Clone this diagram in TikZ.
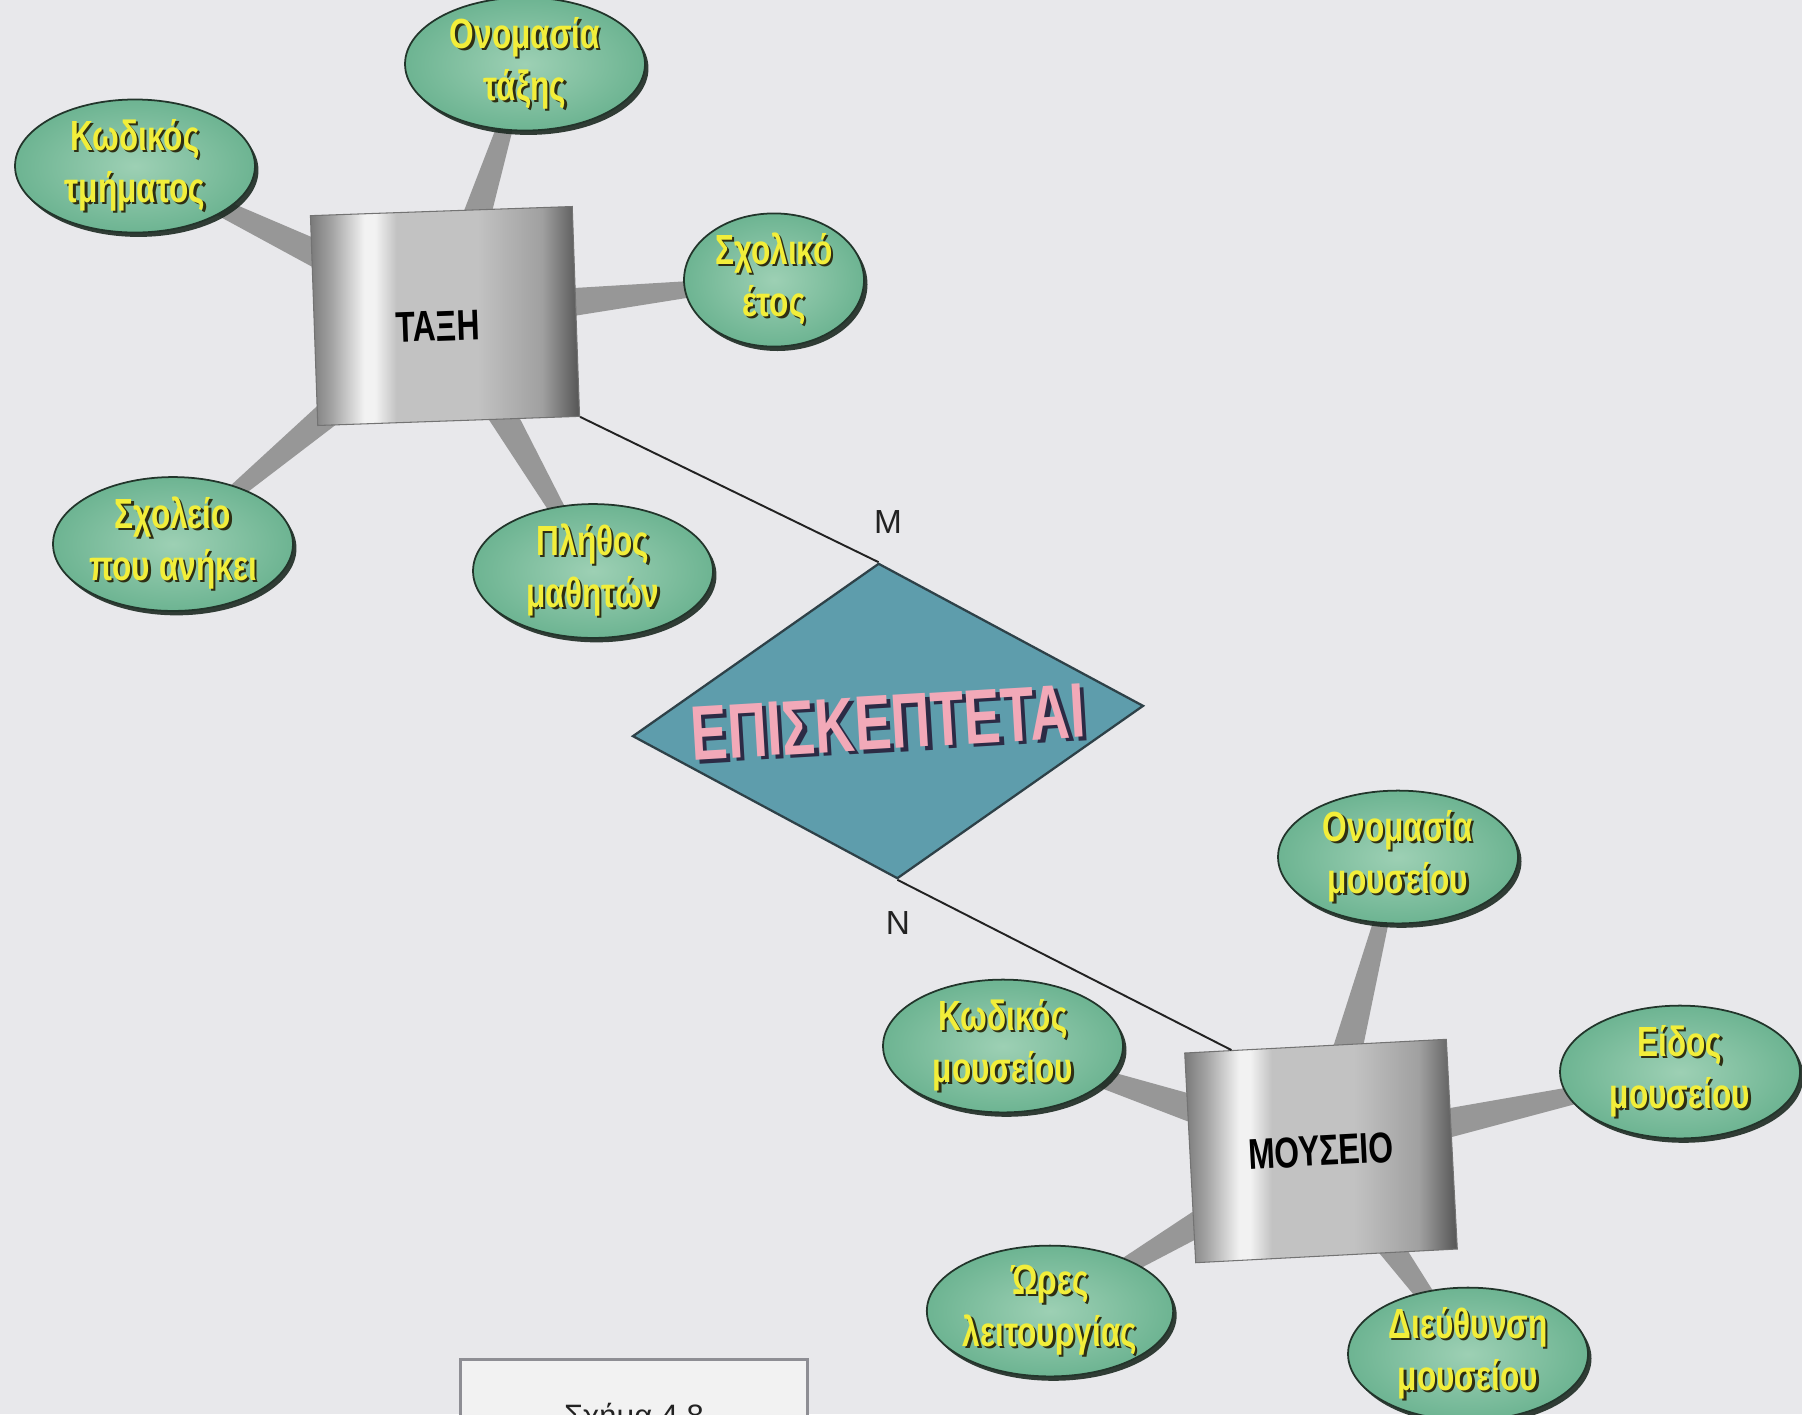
\documentclass[tikz,border=0pt]{standalone}
\usepackage{fontspec}
\setmainfont{Liberation Sans}
\newfontfamily\attrfont[FakeStretch=0.75]{Liberation Sans}
\newfontfamily\boxfont[FakeStretch=0.74]{Liberation Sans}
\newfontfamily\relfont[FakeStretch=0.71]{Liberation Sans}
\usetikzlibrary{shapes.geometric,shadows,calc,backgrounds}

\definecolor{paper}{HTML}{E8E8EB}
\definecolor{ellfill}{HTML}{6DB492}
\definecolor{ellhi}{HTML}{9DD0B4}
\definecolor{ellline}{HTML}{22352B}
\definecolor{ellshadow}{HTML}{1C2A22}
\definecolor{ytext}{HTML}{F2EE3A}
\definecolor{ytshadow}{HTML}{2E2E14}
\definecolor{linkgray}{HTML}{979797}
\definecolor{diafill}{HTML}{5E9DAC}
\definecolor{dialine}{HTML}{2E4148}
\definecolor{ptext}{HTML}{F2A9B8}
\definecolor{ptshadow}{HTML}{2C2B45}
\definecolor{bxA}{HTML}{7A7A7A}
\definecolor{bxB}{HTML}{A4A4A4}
\definecolor{bxC}{HTML}{F2F2F2}
\definecolor{bxD}{HTML}{C2C2C2}
\definecolor{bxE}{HTML}{A0A0A0}
\definecolor{bxF}{HTML}{555555}
\definecolor{capline}{HTML}{8E8E94}
\definecolor{capfill}{HTML}{F2F2F2}
\definecolor{inkc}{HTML}{222222}

\pgfdeclarehorizontalshading{boxshade}{100bp}{color(0bp)=(bxA); color(25bp)=(bxA);
  color(29bp)=(bxB); color(35bp)=(bxC); color(37bp)=(bxC); color(41bp)=(bxD);
  color(56bp)=(bxD); color(68bp)=(bxE); color(75bp)=(bxF); color(100bp)=(bxF)}

\newcommand\attrtxt[1]{\leavevmode\rlap{\hspace{1.3pt}\raisebox{-1.3pt}{\color{ytshadow}#1}}{\color{ytext}#1}}
\newcommand\reltxt[1]{\leavevmode\rlap{\hspace{2.2pt}\raisebox{-2.2pt}{\color{ptshadow}#1}}{\color{ptext}#1}}
\newcommand\attrlink[2]{\fill[linkgray]
  ($(#1.center)!2.3pt!90:(#2.center)$) --
  ($(#2.center)!11.5pt!-90:(#1.center)$) --
  ($(#2.center)!11.5pt!90:(#1.center)$) --
  ($(#1.center)!2.3pt!-90:(#2.center)$) -- cycle;}

\begin{document}
\begin{tikzpicture}[x=0.02cm, y=-0.02cm,
  attr/.style={ellipse, draw=ellline, line width=1pt, inner color=ellhi, outer color=ellfill,
    minimum width=4.8cm, minimum height=2.3cm, inner sep=0pt, align=center,
    font=\attrfont\bfseries\fontsize{24}{29.6}\selectfont,
    drop shadow={shadow xshift=2pt, shadow yshift=-2.5pt, fill=ellshadow, opacity=0.9}},
  entity/.style={rectangle, shading=boxshade, draw=black!55, line width=0.6pt,
    minimum width=5.24cm, minimum height=4.2cm, inner sep=0pt,
    font=\boxfont\bfseries\fontsize{24.5}{28}\selectfont, text=black},
  relation/.style={diamond, minimum width=10.24cm, minimum height=6.32cm, inner sep=0pt,
    fill=diafill, draw=dialine, line width=1.3pt,
    font=\relfont\bfseries\fontsize{44}{48}\selectfont},
  relline/.style={draw=inkc, line width=1.1pt},
  card/.style={font=\fontsize{19}{22}\selectfont, text=inkc, inner sep=0pt},
  capbox/.style={rectangle, draw=capline, line width=1.7pt, fill=capfill,
    minimum width=6.96cm, inner xsep=0pt, inner ysep=0.9cm, text height=0.44cm, text depth=0pt,
    font=\fontsize{17.6}{20}\selectfont, text=inkc}]
\useasboundingbox (0,0) rectangle (1802,1414);

% entities
\node[entity, rotate=2] (taxi) at (445,316) {\hspace*{-0.3cm}\raisebox{-0.2cm}[\height][\depth]{ΤΑΞΗ}};
\node[entity, rotate=3] (mouseio) at (1321,1151) {ΜΟΥΣΕΙΟ};

% attributes of ΤΑΞΗ
\node[attr] (kt) at (135,166) {\attrtxt{Κωδικός}\\\attrtxt{τμήματος}};
\node[attr] (ot) at (525,64) {\attrtxt{Ονομασία}\\\attrtxt{τάξης}};
\node[attr, minimum width=3.6cm, minimum height=2.44cm] (se) at (774,280) {\attrtxt{Σχολικό}\\\attrtxt{έτος}};
\node[attr] (sp) at (173,544) {\attrtxt{Σχολείο}\\\attrtxt{που ανήκει}};
\node[attr, minimum height=2.44cm] (pm) at (593,571) {\attrtxt{Πλήθος}\\\attrtxt{μαθητών}};

% attributes of ΜΟΥΣΕΙΟ
\node[attr] (om) at (1398,857) {\attrtxt{Ονομασία}\\\attrtxt{μουσείου}};
\node[attr] (km) at (1003,1046) {\attrtxt{Κωδικός}\\\attrtxt{μουσείου}};
\node[attr] (em) at (1680,1072) {\attrtxt{Είδος}\\\attrtxt{μουσείου}};
\node[attr] (ol) at (1050,1311) {\attrtxt{Ώρες}\\\attrtxt{λειτουργίας}};
\node[attr] (dm) at (1468,1354) {\attrtxt{Διεύθυνση}\\\attrtxt{μουσείου}};

% relationship
\node[relation, rotate=3.4] (rel) at (888,721)
  {\makebox[0pt]{\raisebox{-0.36em}[0pt][0pt]{\reltxt{ΕΠΙΣΚΕΠΤΕΤΑΙ}}}};

\draw[relline] (taxi.south east) -- (rel.north);
\draw[relline] (rel.south) -- ($(mouseio.north west)!0.18!(mouseio.north east)$);

\node[card] (cardM) at (888,522) {M};
\node[card] (cardN) at (898,923) {N};

% caption
\node[capbox, anchor=north] (cap) at (634,1358) {Σχήμα 4.8};

\begin{scope}[on background layer]
  \fill[paper] (0,0) rectangle (1802,1414);
  \attrlink{kt}{taxi}
  \attrlink{ot}{taxi}
  \attrlink{se}{taxi}
  \attrlink{sp}{taxi}
  \attrlink{pm}{taxi}
  \attrlink{om}{mouseio}
  \attrlink{km}{mouseio}
  \attrlink{em}{mouseio}
  \attrlink{ol}{mouseio}
  \attrlink{dm}{mouseio}
\end{scope}
\end{tikzpicture}
\end{document}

What the exercise asks
Copy all the data exactly as written, but skip any picture.

Result of the exercise
Clone this diagram in TikZ.
\documentclass[tikz,border=0pt]{standalone}
\usepackage{fontspec}
\setmainfont{Liberation Sans}
\newfontfamily\attrfont[FakeStretch=0.75]{Liberation Sans}
\newfontfamily\boxfont[FakeStretch=0.74]{Liberation Sans}
\newfontfamily\relfont[FakeStretch=0.71]{Liberation Sans}
\usetikzlibrary{shapes.geometric,shadows,calc,backgrounds}

\definecolor{paper}{HTML}{E8E8EB}
\definecolor{ellfill}{HTML}{6DB492}
\definecolor{ellhi}{HTML}{9DD0B4}
\definecolor{ellline}{HTML}{22352B}
\definecolor{ellshadow}{HTML}{1C2A22}
\definecolor{ytext}{HTML}{F2EE3A}
\definecolor{ytshadow}{HTML}{2E2E14}
\definecolor{linkgray}{HTML}{979797}
\definecolor{diafill}{HTML}{5E9DAC}
\definecolor{dialine}{HTML}{2E4148}
\definecolor{ptext}{HTML}{F2A9B8}
\definecolor{ptshadow}{HTML}{2C2B45}
\definecolor{bxA}{HTML}{7A7A7A}
\definecolor{bxB}{HTML}{A4A4A4}
\definecolor{bxC}{HTML}{F2F2F2}
\definecolor{bxD}{HTML}{C2C2C2}
\definecolor{bxE}{HTML}{A0A0A0}
\definecolor{bxF}{HTML}{555555}
\definecolor{capline}{HTML}{8E8E94}
\definecolor{capfill}{HTML}{F2F2F2}
\definecolor{inkc}{HTML}{222222}

\pgfdeclarehorizontalshading{boxshade}{100bp}{color(0bp)=(bxA); color(25bp)=(bxA);
  color(29bp)=(bxB); color(35bp)=(bxC); color(37bp)=(bxC); color(41bp)=(bxD);
  color(56bp)=(bxD); color(68bp)=(bxE); color(75bp)=(bxF); color(100bp)=(bxF)}

\newcommand\attrtxt[1]{\leavevmode\rlap{\hspace{1.3pt}\raisebox{-1.3pt}{\color{ytshadow}#1}}{\color{ytext}#1}}
\newcommand\reltxt[1]{\leavevmode\rlap{\hspace{2.2pt}\raisebox{-2.2pt}{\color{ptshadow}#1}}{\color{ptext}#1}}
\newcommand\attrlink[2]{\fill[linkgray]
  ($(#1.center)!2.3pt!90:(#2.center)$) --
  ($(#2.center)!11.5pt!-90:(#1.center)$) --
  ($(#2.center)!11.5pt!90:(#1.center)$) --
  ($(#1.center)!2.3pt!-90:(#2.center)$) -- cycle;}

\begin{document}
\begin{tikzpicture}[x=0.02cm, y=-0.02cm,
  attr/.style={ellipse, draw=ellline, line width=1pt, inner color=ellhi, outer color=ellfill,
    minimum width=4.8cm, minimum height=2.3cm, inner sep=0pt, align=center,
    font=\attrfont\bfseries\fontsize{24}{29.6}\selectfont,
    drop shadow={shadow xshift=2pt, shadow yshift=-2.5pt, fill=ellshadow, opacity=0.9}},
  entity/.style={rectangle, shading=boxshade, draw=black!55, line width=0.6pt,
    minimum width=5.24cm, minimum height=4.2cm, inner sep=0pt,
    font=\boxfont\bfseries\fontsize{24.5}{28}\selectfont, text=black},
  relation/.style={diamond, minimum width=10.24cm, minimum height=6.32cm, inner sep=0pt,
    fill=diafill, draw=dialine, line width=1.3pt,
    font=\relfont\bfseries\fontsize{44}{48}\selectfont},
  relline/.style={draw=inkc, line width=1.1pt},
  card/.style={font=\fontsize{19}{22}\selectfont, text=inkc, inner sep=0pt},
  capbox/.style={rectangle, draw=capline, line width=1.7pt, fill=capfill,
    minimum width=6.96cm, inner xsep=0pt, inner ysep=0.9cm, text height=0.44cm, text depth=0pt,
    font=\fontsize{17.6}{20}\selectfont, text=inkc}]
\useasboundingbox (0,0) rectangle (1802,1414);

% entities
\node[entity, rotate=2] (taxi) at (445,316) {\hspace*{-0.3cm}\raisebox{-0.2cm}[\height][\depth]{ΤΑΞΗ}};
\node[entity, rotate=3] (mouseio) at (1321,1151) {ΜΟΥΣΕΙΟ};

% attributes of ΤΑΞΗ
\node[attr] (kt) at (135,166) {\attrtxt{Κωδικός}\\\attrtxt{τμήματος}};
\node[attr] (ot) at (525,64) {\attrtxt{Ονομασία}\\\attrtxt{τάξης}};
\node[attr, minimum width=3.6cm, minimum height=2.44cm] (se) at (774,280) {\attrtxt{Σχολικό}\\\attrtxt{έτος}};
\node[attr] (sp) at (173,544) {\attrtxt{Σχολείο}\\\attrtxt{που ανήκει}};
\node[attr, minimum height=2.44cm] (pm) at (593,571) {\attrtxt{Πλήθος}\\\attrtxt{μαθητών}};

% attributes of ΜΟΥΣΕΙΟ
\node[attr] (om) at (1398,857) {\attrtxt{Ονομασία}\\\attrtxt{μουσείου}};
\node[attr] (km) at (1003,1046) {\attrtxt{Κωδικός}\\\attrtxt{μουσείου}};
\node[attr] (em) at (1680,1072) {\attrtxt{Είδος}\\\attrtxt{μουσείου}};
\node[attr] (ol) at (1050,1311) {\attrtxt{Ώρες}\\\attrtxt{λειτουργίας}};
\node[attr] (dm) at (1468,1354) {\attrtxt{Διεύθυνση}\\\attrtxt{μουσείου}};

% relationship
\node[relation, rotate=3.4] (rel) at (888,721)
  {\makebox[0pt]{\raisebox{-0.36em}[0pt][0pt]{\reltxt{ΕΠΙΣΚΕΠΤΕΤΑΙ}}}};

\draw[relline] (taxi.south east) -- (rel.north);
\draw[relline] (rel.south) -- ($(mouseio.north west)!0.18!(mouseio.north east)$);

\node[card] (cardM) at (888,522) {M};
\node[card] (cardN) at (898,923) {N};

% caption
\node[capbox, anchor=north] (cap) at (634,1358) {Σχήμα 4.8};

\begin{scope}[on background layer]
  \fill[paper] (0,0) rectangle (1802,1414);
  \attrlink{kt}{taxi}
  \attrlink{ot}{taxi}
  \attrlink{se}{taxi}
  \attrlink{sp}{taxi}
  \attrlink{pm}{taxi}
  \attrlink{om}{mouseio}
  \attrlink{km}{mouseio}
  \attrlink{em}{mouseio}
  \attrlink{ol}{mouseio}
  \attrlink{dm}{mouseio}
\end{scope}
\end{tikzpicture}
\end{document}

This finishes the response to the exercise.